When Camille got older, the insults continued. One of her first jobs was as a teller in a credit union.
"My supervisor would come by and spray my area with perfume, Lysol, and they put me in the drive-through section, which is separate from the rest of the teller area," Camille said.
Her social life was just as painful.
She dated on and off. If a man got too close to her, she says she felt like she had to let him go because he deserved better than her.
"I always thought, 'I'm a freak.' You start to see yourself as not quite human." Her life became more and more isolated -- she went out only when absolutely necessary.
She went to doctor after doctor, including specialists like internists and gynecologists. No one could help.
Just months after Camille started her dream teaching job, she quit under the strain. She thought about suicide.
"You feel incredibly helpless and hopeless. Tired of being ridiculed and feeling like a freak. So I'm going to take my life."
Fortunately, while in a deep depression, Camille found her answer on the Internet.

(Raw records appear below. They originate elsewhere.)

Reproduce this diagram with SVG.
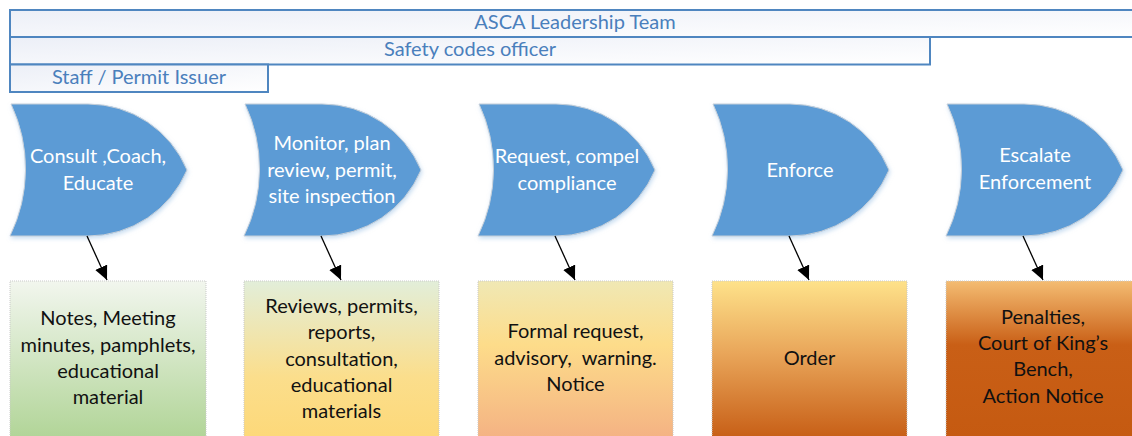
<svg xmlns="http://www.w3.org/2000/svg" width="1132" height="436" viewBox="0 0 1132 436">
  <style>
    .bar { stroke: #4f86c0; stroke-width: 2; fill: url(#barFill); }
    .barText { font-family: Lato, "Open Sans", sans-serif; font-size: 20px; fill: #4a7fbc; text-anchor: middle; }
    .stage { fill: #5b9bd5; stroke: #c6cfd9; stroke-width: 1; filter: url(#soft); }
    .stageText { font-family: Lato, "Open Sans", sans-serif; font-size: 20px; fill: #ffffff; text-anchor: middle; }
    .box { stroke: #c9c9c9; stroke-width: 1; stroke-dasharray: 1 1; }
    .boxText { font-family: Lato, "Open Sans", sans-serif; font-size: 20px; fill: #111111; text-anchor: middle; }
    .link { stroke: #000000; stroke-width: 1.3; fill: none; marker-end: url(#head); }
  </style>
  <defs>
    <linearGradient id="barFill" x1="0" y1="0" x2="1" y2="1">
      <stop offset="0" stop-color="#eceff7"/>
      <stop offset="1" stop-color="#ffffff"/>
    </linearGradient>
    <linearGradient id="g1" x1="0" y1="0" x2="0" y2="1">
      <stop offset="0" stop-color="#f2f6ee"/>
      <stop offset="1" stop-color="#b0d496"/>
    </linearGradient>
    <linearGradient id="g2" x1="0" y1="0" x2="0" y2="1">
      <stop offset="0" stop-color="#e2eed9"/>
      <stop offset="0.6" stop-color="#fbde8c"/>
      <stop offset="1" stop-color="#fdd878"/>
    </linearGradient>
    <linearGradient id="g3" x1="0" y1="0" x2="0" y2="1">
      <stop offset="0" stop-color="#f0e8b4"/>
      <stop offset="0.4" stop-color="#fddc8a"/>
      <stop offset="1" stop-color="#f4b183"/>
    </linearGradient>
    <linearGradient id="g4" x1="0" y1="0" x2="0" y2="1">
      <stop offset="0" stop-color="#fee28a"/>
      <stop offset="0.45" stop-color="#e9a65a"/>
      <stop offset="1" stop-color="#c65c14"/>
    </linearGradient>
    <linearGradient id="g5" x1="0" y1="0" x2="0" y2="1">
      <stop offset="0" stop-color="#f4bc72"/>
      <stop offset="0.4" stop-color="#c95f16"/>
      <stop offset="1" stop-color="#c55a11"/>
    </linearGradient>
    <filter id="soft" x="-10%" y="-10%" width="125%" height="125%">
      <feGaussianBlur in="SourceAlpha" stdDeviation="2"/>
      <feOffset dx="1" dy="2" result="b"/>
      <feFlood flood-color="#9ec3e6" flood-opacity="0.55"/>
      <feComposite in2="b" operator="in"/>
      <feMerge>
        <feMergeNode/>
        <feMergeNode in="SourceGraphic"/>
      </feMerge>
    </filter>
    <marker id="head" markerUnits="userSpaceOnUse" markerWidth="16" markerHeight="14" refX="14" refY="6.5" orient="auto">
      <path d="M0,0 L14,6.5 L0,13 Z" fill="#000000"/>
    </marker>
    <!-- stage outline: concave left edge, pointed arched right edge -->
    <path id="stageShape" d="M1,104 L78,104 A107.25,107.25 0 0 1 177,170 A107.25,107.25 0 0 1 78,236 L0,236 A152.7,152.7 0 0 0 1,104 Z"/>
  </defs>

  <!-- role bars -->
  <g id="bar-leadership">
    <rect class="bar" x="10" y="10" width="1140" height="27"/>
    <text class="barText" x="575" y="29">ASCA Leadership Team</text>
  </g>
  <g id="bar-sco">
    <rect class="bar" x="10" y="37" width="920" height="27.5"/>
    <text class="barText" x="470" y="56">Safety codes officer</text>
  </g>
  <g id="bar-staff">
    <rect class="bar" x="10" y="64.5" width="258" height="27.5"/>
    <text class="barText" x="139" y="84">Staff / Permit Issuer</text>
  </g>

  <!-- stages -->
  <g id="stage-consult">
    <use href="#stageShape" class="stage" x="10"/>
    <text class="stageText" x="98" y="163">Consult ,Coach,</text>
    <text class="stageText" x="98" y="190">Educate</text>
  </g>
  <g id="stage-monitor">
    <use href="#stageShape" class="stage" x="244"/>
    <text class="stageText" x="332" y="150">Monitor, plan</text>
    <text class="stageText" x="332" y="177">review, permit,</text>
    <text class="stageText" x="332" y="203">site inspection</text>
  </g>
  <g id="stage-request">
    <use href="#stageShape" class="stage" x="478"/>
    <text class="stageText" x="567" y="163">Request, compel</text>
    <text class="stageText" x="567" y="190">compliance</text>
  </g>
  <g id="stage-enforce">
    <use href="#stageShape" class="stage" x="712"/>
    <text class="stageText" x="800" y="177">Enforce</text>
  </g>
  <g id="stage-escalate">
    <use href="#stageShape" class="stage" x="946"/>
    <text class="stageText" x="1035" y="162">Escalate</text>
    <text class="stageText" x="1035" y="189">Enforcement</text>
  </g>

  <!-- outputs -->
  <g id="out-notes">
    <rect class="box" x="10" y="281" width="196" height="160" fill="url(#g1)"/>
    <text class="boxText" x="108" y="325">Notes, Meeting</text>
    <text class="boxText" x="108" y="352">minutes, pamphlets,</text>
    <text class="boxText" x="108" y="378">educational</text>
    <text class="boxText" x="108" y="404">material</text>
  </g>
  <g id="out-reviews">
    <rect class="box" x="244" y="281" width="195" height="160" fill="url(#g2)"/>
    <text class="boxText" x="341.5" y="313">Reviews, permits,</text>
    <text class="boxText" x="341.5" y="339">reports,</text>
    <text class="boxText" x="341.5" y="366">consultation,</text>
    <text class="boxText" x="341.5" y="392">educational</text>
    <text class="boxText" x="341.5" y="418">materials</text>
  </g>
  <g id="out-request">
    <rect class="box" x="478" y="281" width="195" height="160" fill="url(#g3)"/>
    <text class="boxText" x="575.5" y="338">Formal request,</text>
    <text class="boxText" x="575.5" y="365" xml:space="preserve">advisory,  warning.</text>
    <text class="boxText" x="575.5" y="391">Notice</text>
  </g>
  <g id="out-order">
    <rect class="box" x="712" y="281" width="195" height="160" fill="url(#g4)"/>
    <text class="boxText" x="809.5" y="365">Order</text>
  </g>
  <g id="out-penalties">
    <rect class="box" x="946" y="281" width="195" height="160" fill="url(#g5)"/>
    <text class="boxText" x="1043" y="324">Penalties,</text>
    <text class="boxText" x="1043" y="350">Court of King’s</text>
    <text class="boxText" x="1043" y="376">Bench,</text>
    <text class="boxText" x="1043" y="403">Action Notice</text>
  </g>

  <!-- connectors -->
  <g id="connectors">
    <line class="link" x1="87" y1="236" x2="107" y2="280"/>
    <line class="link" x1="321" y1="236" x2="341" y2="280"/>
    <line class="link" x1="555" y1="236" x2="575" y2="280"/>
    <line class="link" x1="789" y1="236" x2="809" y2="280"/>
    <line class="link" x1="1023" y1="236" x2="1043" y2="280"/>
  </g>
</svg>
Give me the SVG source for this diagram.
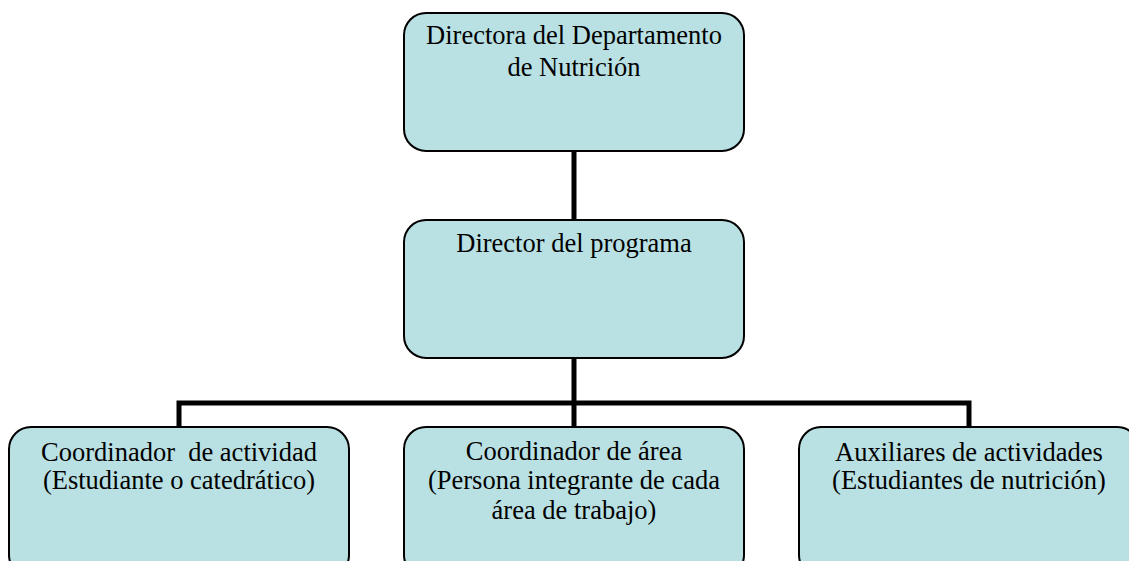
<svg xmlns="http://www.w3.org/2000/svg" width="1129" height="561" viewBox="0 0 1129 561">
<style>
.box{fill:#b9e0e3;stroke:#000;stroke-width:2}
.t{font-family:"Liberation Serif","Times New Roman",serif;font-size:26.5px;fill:#000;text-anchor:middle}
.c{stroke:#000;stroke-width:5;fill:none}
</style>
<rect width="1129" height="561" fill="#fff"/>
<g id="connectors">
<line class="c" x1="574" y1="151" x2="574" y2="220"/>
<line class="c" x1="574" y1="358" x2="574" y2="427"/>
<polyline class="c" points="179,427 179,403 969,403 969,427"/>
</g>
<g id="n1">
<rect class="box" x="404" y="13" width="340" height="138" rx="22"/>
<text class="t" x="574" y="44">Directora del Departamento</text>
<text class="t" x="574" y="76">de Nutrición</text>
</g>
<g id="n2">
<rect class="box" x="404" y="220" width="340" height="138" rx="22"/>
<text class="t" x="574" y="252">Director del programa</text>
</g>
<g id="n3">
<rect class="box" x="9" y="427" width="340" height="150" rx="22"/>
<text class="t" x="179" y="461" xml:space="preserve">Coordinador  de actividad</text>
<text class="t" x="179" y="489">(Estudiante o catedrático)</text>
</g>
<g id="n4">
<rect class="box" x="404" y="427" width="340" height="150" rx="22"/>
<text class="t" x="574" y="460">Coordinador de área</text>
<text class="t" x="574" y="489">(Persona integrante de cada</text>
<text class="t" x="574" y="519">área de trabajo)</text>
</g>
<g id="n5">
<rect class="box" x="799" y="427" width="340" height="150" rx="22"/>
<text class="t" x="969" y="461">Auxiliares de actividades</text>
<text class="t" x="969" y="489">(Estudiantes de nutrición)</text>
</g>
</svg>
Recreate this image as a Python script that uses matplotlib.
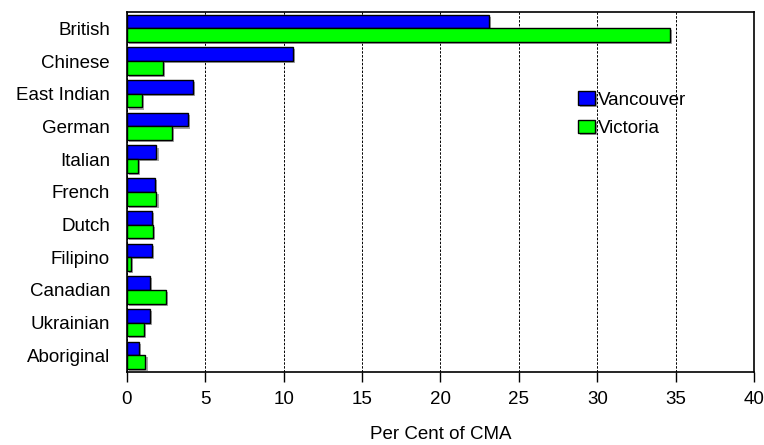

"All I did was type in 'fishy body odor,' then this one thing came up, trimethylaMinuria. They're saying that this chemical, trimethylamine, comes out of your body, and smells like dead fish."
Another computer click brought up the TMAU -- an acronym for the disorder -- Foundation.
Sandy, the organization's founder, also suffered from the disorder, and she didn't know it for years.
In fact, she remembers once calling the maintenance man to her New York City apartment to check her bathroom.
"It just smelled horribly. I thought maybe there was some kind of a problem with the sewer," Sandy said.
It wasn't the sewer, it was Sandy.
She didn't put two and two together until a co-worker explained why everyone was complaining about the bad smell in the office.
Sandy says her co-worker told her, "Sandy, I have to tell you that it's coming from you."
Her search for that elusive TMAU diagnosis took years and her life savings.
Sandy says she spent $27,000. She says she even had "eight different unnecessary and unwarranted surgeries."
Finally, a dentist suspected Sandy had TMAU, based on the smell of her breath, and sent her to Dr. George Preti of Philadelphia's Monell Chemical Senses Institute.
Preti is an expert in the rare genetic disorder, with only 600 documented patients in the world.
In these people, a faulty enzyme causes the buildup of a chemical called TMA, which smells like dead fish.
"It's a volatile chemical. It will come out through the lungs. It'll get into your sweat, your spit and other body secretions. So that's how it imparts its odor to the individual who has this disorder," Preti said.
Just about every food available can lead to the buildup of TMA: eggs, meats, beans, milk, cheese, bread and fish.
"The odor will vary from time to time in accordance with the patient's diet," Preti said.
To diagnose Camille, Preti performed tests to check her TMA levels, which were sky high.
Camille is an extreme case. Her diet is now restricted to foods that can't be converted to TMA to try to minimize the odor.
That leaves her cupboards and refrigerator almost bare.
She has developed other habits keep the odor at bay. She takes chlorophyll tablets every day. She showers often.
"I wash with several different products, and I scrub very hard. I use two different kinds of deodorant and a lot of perfume. Before I actually leave the house, I spray all of my clothes with Febreze just all up and down, and I also spray my feet and my socks with the deodorant for my feet," Camille said.
In her whole life, she had never met anyone like herself. That was until "Medical Mysteries" introduced her to Sandy.
Sandy showed Camille all the "useless medications" she had been prescribed over the years for conditions she didn't have.
Sandy says she hopes her TMAU Foundation will help fund research for the orphaned disorder.
As for Camille, she wants doctors and the public to know about TMAU, and to devise a school curriculum to help children who are "different" not be ridiculed as she once was.